++++ Dataset section
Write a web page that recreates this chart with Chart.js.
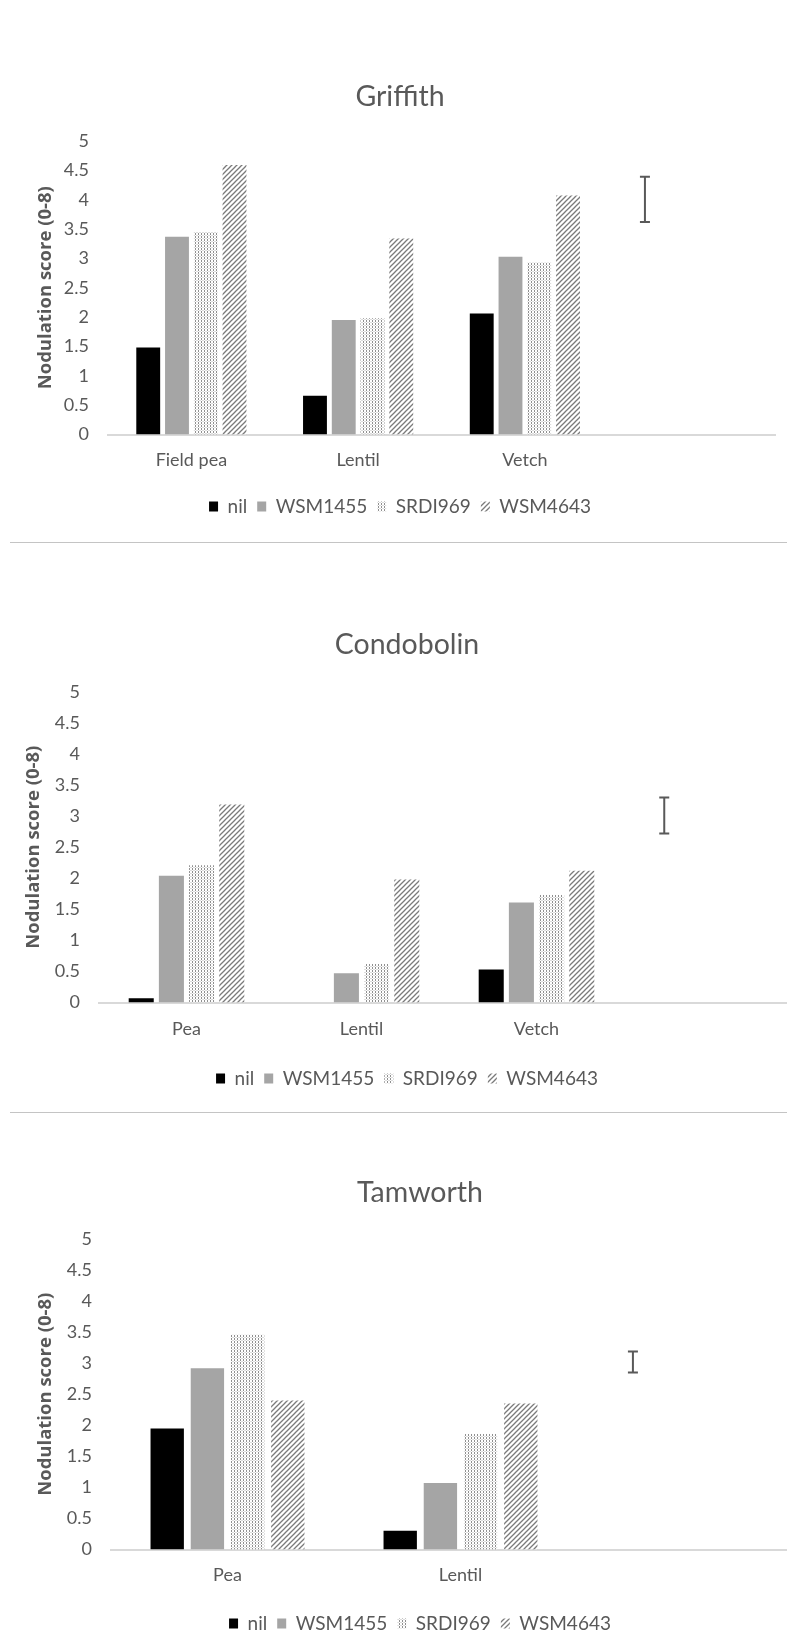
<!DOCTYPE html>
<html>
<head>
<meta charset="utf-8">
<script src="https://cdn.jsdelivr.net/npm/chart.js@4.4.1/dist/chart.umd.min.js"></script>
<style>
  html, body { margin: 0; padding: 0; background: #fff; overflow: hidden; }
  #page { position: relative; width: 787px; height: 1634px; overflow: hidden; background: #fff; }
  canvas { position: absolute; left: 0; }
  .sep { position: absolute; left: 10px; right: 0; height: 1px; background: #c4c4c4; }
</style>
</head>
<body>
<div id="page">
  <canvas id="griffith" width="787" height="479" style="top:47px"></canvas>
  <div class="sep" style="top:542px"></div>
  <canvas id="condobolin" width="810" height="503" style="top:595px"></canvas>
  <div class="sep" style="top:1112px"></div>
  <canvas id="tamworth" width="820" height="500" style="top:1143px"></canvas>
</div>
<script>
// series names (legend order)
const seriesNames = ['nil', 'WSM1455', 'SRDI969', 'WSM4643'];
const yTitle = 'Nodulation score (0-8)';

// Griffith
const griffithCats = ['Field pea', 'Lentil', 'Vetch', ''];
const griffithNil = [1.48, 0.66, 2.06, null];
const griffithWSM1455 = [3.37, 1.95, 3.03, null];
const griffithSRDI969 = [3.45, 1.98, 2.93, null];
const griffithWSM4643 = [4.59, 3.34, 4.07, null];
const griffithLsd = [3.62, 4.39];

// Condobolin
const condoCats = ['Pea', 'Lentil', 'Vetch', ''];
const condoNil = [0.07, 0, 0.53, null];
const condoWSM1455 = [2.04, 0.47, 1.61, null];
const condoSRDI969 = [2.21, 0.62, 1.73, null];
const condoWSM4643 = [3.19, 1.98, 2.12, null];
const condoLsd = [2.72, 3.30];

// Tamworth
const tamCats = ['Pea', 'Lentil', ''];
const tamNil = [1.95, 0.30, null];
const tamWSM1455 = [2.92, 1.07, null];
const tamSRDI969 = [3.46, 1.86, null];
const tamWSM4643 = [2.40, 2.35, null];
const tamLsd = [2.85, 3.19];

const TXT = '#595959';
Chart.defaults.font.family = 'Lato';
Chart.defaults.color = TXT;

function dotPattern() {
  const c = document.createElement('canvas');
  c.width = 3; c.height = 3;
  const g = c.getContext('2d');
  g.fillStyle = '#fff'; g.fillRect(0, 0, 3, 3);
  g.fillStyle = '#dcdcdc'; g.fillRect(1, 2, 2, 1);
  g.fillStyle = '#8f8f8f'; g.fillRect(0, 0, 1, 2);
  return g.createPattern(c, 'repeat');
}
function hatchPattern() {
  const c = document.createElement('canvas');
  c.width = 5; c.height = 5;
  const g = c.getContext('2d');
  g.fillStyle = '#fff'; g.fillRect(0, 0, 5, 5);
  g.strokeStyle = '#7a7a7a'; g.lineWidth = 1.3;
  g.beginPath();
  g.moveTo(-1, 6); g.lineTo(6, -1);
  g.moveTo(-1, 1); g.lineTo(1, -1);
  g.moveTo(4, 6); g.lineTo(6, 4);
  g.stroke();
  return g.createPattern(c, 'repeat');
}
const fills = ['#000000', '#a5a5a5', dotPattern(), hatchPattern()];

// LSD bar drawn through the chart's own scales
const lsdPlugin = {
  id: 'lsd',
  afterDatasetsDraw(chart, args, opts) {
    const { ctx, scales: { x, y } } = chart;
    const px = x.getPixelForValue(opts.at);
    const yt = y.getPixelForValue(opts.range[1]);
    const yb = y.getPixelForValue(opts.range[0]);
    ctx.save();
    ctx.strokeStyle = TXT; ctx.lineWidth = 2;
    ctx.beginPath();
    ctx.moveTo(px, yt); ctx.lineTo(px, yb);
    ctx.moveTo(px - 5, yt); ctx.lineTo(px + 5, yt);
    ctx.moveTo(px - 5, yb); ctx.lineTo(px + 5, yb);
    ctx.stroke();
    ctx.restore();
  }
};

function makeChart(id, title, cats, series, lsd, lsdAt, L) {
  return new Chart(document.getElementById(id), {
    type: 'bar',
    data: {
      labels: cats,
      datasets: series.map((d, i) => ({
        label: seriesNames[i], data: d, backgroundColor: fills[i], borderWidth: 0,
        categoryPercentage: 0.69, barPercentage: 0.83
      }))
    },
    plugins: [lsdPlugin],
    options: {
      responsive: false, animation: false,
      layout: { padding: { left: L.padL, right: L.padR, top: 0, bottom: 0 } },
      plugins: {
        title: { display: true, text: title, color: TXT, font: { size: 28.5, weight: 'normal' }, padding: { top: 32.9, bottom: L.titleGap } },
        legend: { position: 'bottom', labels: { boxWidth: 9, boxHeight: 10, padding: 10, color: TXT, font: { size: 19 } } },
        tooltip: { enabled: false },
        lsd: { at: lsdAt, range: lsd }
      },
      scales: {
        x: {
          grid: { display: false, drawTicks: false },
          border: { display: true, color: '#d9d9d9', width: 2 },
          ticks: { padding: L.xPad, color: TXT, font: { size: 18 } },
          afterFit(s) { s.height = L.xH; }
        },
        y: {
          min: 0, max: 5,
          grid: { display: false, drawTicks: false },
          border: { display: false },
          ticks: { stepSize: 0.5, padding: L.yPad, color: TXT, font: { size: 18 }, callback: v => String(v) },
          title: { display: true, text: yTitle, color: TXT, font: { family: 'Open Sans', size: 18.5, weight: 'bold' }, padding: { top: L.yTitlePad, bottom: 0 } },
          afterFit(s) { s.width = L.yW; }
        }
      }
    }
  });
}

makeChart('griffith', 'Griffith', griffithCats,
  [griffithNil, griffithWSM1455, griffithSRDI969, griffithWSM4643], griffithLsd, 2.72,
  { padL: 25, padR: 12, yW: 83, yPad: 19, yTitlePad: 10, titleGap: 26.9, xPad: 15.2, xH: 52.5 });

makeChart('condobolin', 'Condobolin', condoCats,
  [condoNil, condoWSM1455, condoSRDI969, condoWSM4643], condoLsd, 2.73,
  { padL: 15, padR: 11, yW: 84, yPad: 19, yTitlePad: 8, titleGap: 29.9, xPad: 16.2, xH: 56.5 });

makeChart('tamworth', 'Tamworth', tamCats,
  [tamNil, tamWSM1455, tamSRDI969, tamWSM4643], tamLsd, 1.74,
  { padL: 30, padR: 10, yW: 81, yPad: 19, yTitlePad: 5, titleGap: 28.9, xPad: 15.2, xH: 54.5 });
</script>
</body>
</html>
++++++++
Exercise — Leave out the pictures and repeat exactly the lines from the start of the material through the line that contains "const griffithLsd = [3.62, 4.39];", both included.

The answer —
Write a web page that recreates this chart with Chart.js.
<!DOCTYPE html>
<html>
<head>
<meta charset="utf-8">
<script src="https://cdn.jsdelivr.net/npm/chart.js@4.4.1/dist/chart.umd.min.js"></script>
<style>
  html, body { margin: 0; padding: 0; background: #fff; overflow: hidden; }
  #page { position: relative; width: 787px; height: 1634px; overflow: hidden; background: #fff; }
  canvas { position: absolute; left: 0; }
  .sep { position: absolute; left: 10px; right: 0; height: 1px; background: #c4c4c4; }
</style>
</head>
<body>
<div id="page">
  <canvas id="griffith" width="787" height="479" style="top:47px"></canvas>
  <div class="sep" style="top:542px"></div>
  <canvas id="condobolin" width="810" height="503" style="top:595px"></canvas>
  <div class="sep" style="top:1112px"></div>
  <canvas id="tamworth" width="820" height="500" style="top:1143px"></canvas>
</div>
<script>
// series names (legend order)
const seriesNames = ['nil', 'WSM1455', 'SRDI969', 'WSM4643'];
const yTitle = 'Nodulation score (0-8)';

// Griffith
const griffithCats = ['Field pea', 'Lentil', 'Vetch', ''];
const griffithNil = [1.48, 0.66, 2.06, null];
const griffithWSM1455 = [3.37, 1.95, 3.03, null];
const griffithSRDI969 = [3.45, 1.98, 2.93, null];
const griffithWSM4643 = [4.59, 3.34, 4.07, null];
const griffithLsd = [3.62, 4.39];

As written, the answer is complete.